Buying Coke - UVa 10626 dp

Problem D
Buying Coke 
Input: Standard Input

Output: Standard Output

Time Limit: 2 Seconds

I often buy Coca-Cola from the vending machine at work. Usually I buy several cokes at once, since my working mates also likes coke. A coke in the vending machine costs 8 Swedish crowns, and the machine accept crowns with the values 1, 5 and 10. As soon as I press the coke button (after having inserted sufficient amount of money), I receive a coke followed by the exchange (if any). The exchange is always given in as few coins as possible (this is uniquely determined by the coin set used). This procedure is repeated until I've bought all the cokes I want. Note that I can pick up the coin exchange and use those coins when buying further cokes.

Now, what is the least number of coins I must insert, given the number of cokes I want to buy and the number of coins I have of each value? Please help me solve this problem while I create some harder problems for you. You may assume that the machine won't run out of coins and that I always have enough coins to buy all the cokes I want.

Input

The first line in the input contains the number of test cases (at most 50). Each case is then given on a line by itself. A test case consists of four integers: C (the number of cokes I want to buy), n₁, n₅, n₁₀ (the number of coins of value 1, 5 and 10, respectively). The input limits are 1 <= C <= 150, 0 <= n₁ <= 500, 0 <= n₅ <= 100 and 0 <= n₁₀ <= 50.

Output

For each test case, output a line containing a single integer: the minimum number of coins needed to insert into the vending machine.

Sample Input                               Output for Sample Input

3 2 2 1 1 2 1 4 1 20 200 3 0

5 3 148

题意：一瓶可乐8元钱，每次只能买一瓶可乐，然后你手上分别有1元，5元，10元硬币若干枚，每买完一瓶后，他会用最少的硬币数给你找钱，问你最少向里面投多少枚硬币。

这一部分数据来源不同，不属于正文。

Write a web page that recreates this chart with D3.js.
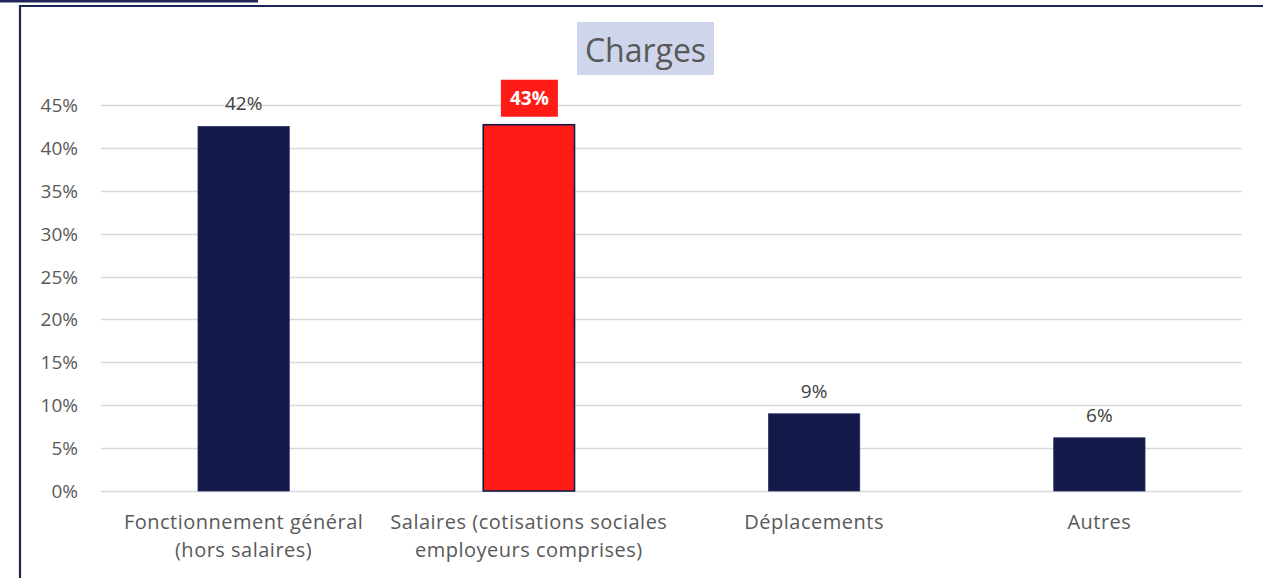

思路：注意有一种情况，就是你投3个1元的和1个10元的，他会找你一个5元的，如果没有这种情况的话就可以直接贪心了，但是这道题还是只能dp。

AC代码如下：

#include<cstdio>
#include<cstring>
#include<algorithm>
using namespace std;
int dp[710][210][110],vis[710][210][110],T,t;
void dfs(int n,int num1,int num2,int num3)
{ if(vis[num1][num2][num3]==t)
   return;
  vis[num1][num2][num3]=t;
  if(n==0)
  { dp[num1][num2][num3]=0;
    return;
  }
  dp[num1][num2][num3]=1000000000;
  if(num1>=8)
  { dfs(n-1,num1-8,num2,num3);
    dp[num1][num2][num3]=min(dp[num1][num2][num3],dp[num1-8][num2][num3]+8);
  }
  if(num1>=3 && num2>=1)
  { dfs(n-1,num1-3,num2-1,num3);
    dp[num1][num2][num3]=min(dp[num1][num2][num3],dp[num1-3][num2-1][num3]+4);
  }
  if(num2>=2)
  { dfs(n-1,num1+2,num2-2,num3);
    dp[num1][num2][num3]=min(dp[num1][num2][num3],dp[num1+2][num2-2][num3]+2);
  }
  if(num1>=3 && num3>=1)
  { dfs(n-1,num1-3,num2+1,num3-1);
    dp[num1][num2][num3]=min(dp[num1][num2][num3],dp[num1-3][num2+1][num3-1]+4);
  }
  if(num3>=1)
  { dfs(n-1,num1+2,num2,num3-1);
    dp[num1][num2][num3]=min(dp[num1][num2][num3],dp[num1+2][num2][num3-1]+1);
  }
}
int main()
{ int i,j,k,ans,ret,p,n,num1,num2,num3;
  scanf("%d",&T);
  for(t=1;t<=T;t++)
  { scanf("%d%d%d%d",&n,&num1,&num2,&num3);
    dfs(n,num1,num2,num3);
    printf("%d\n",dp[num1][num2][num3]);
  }
}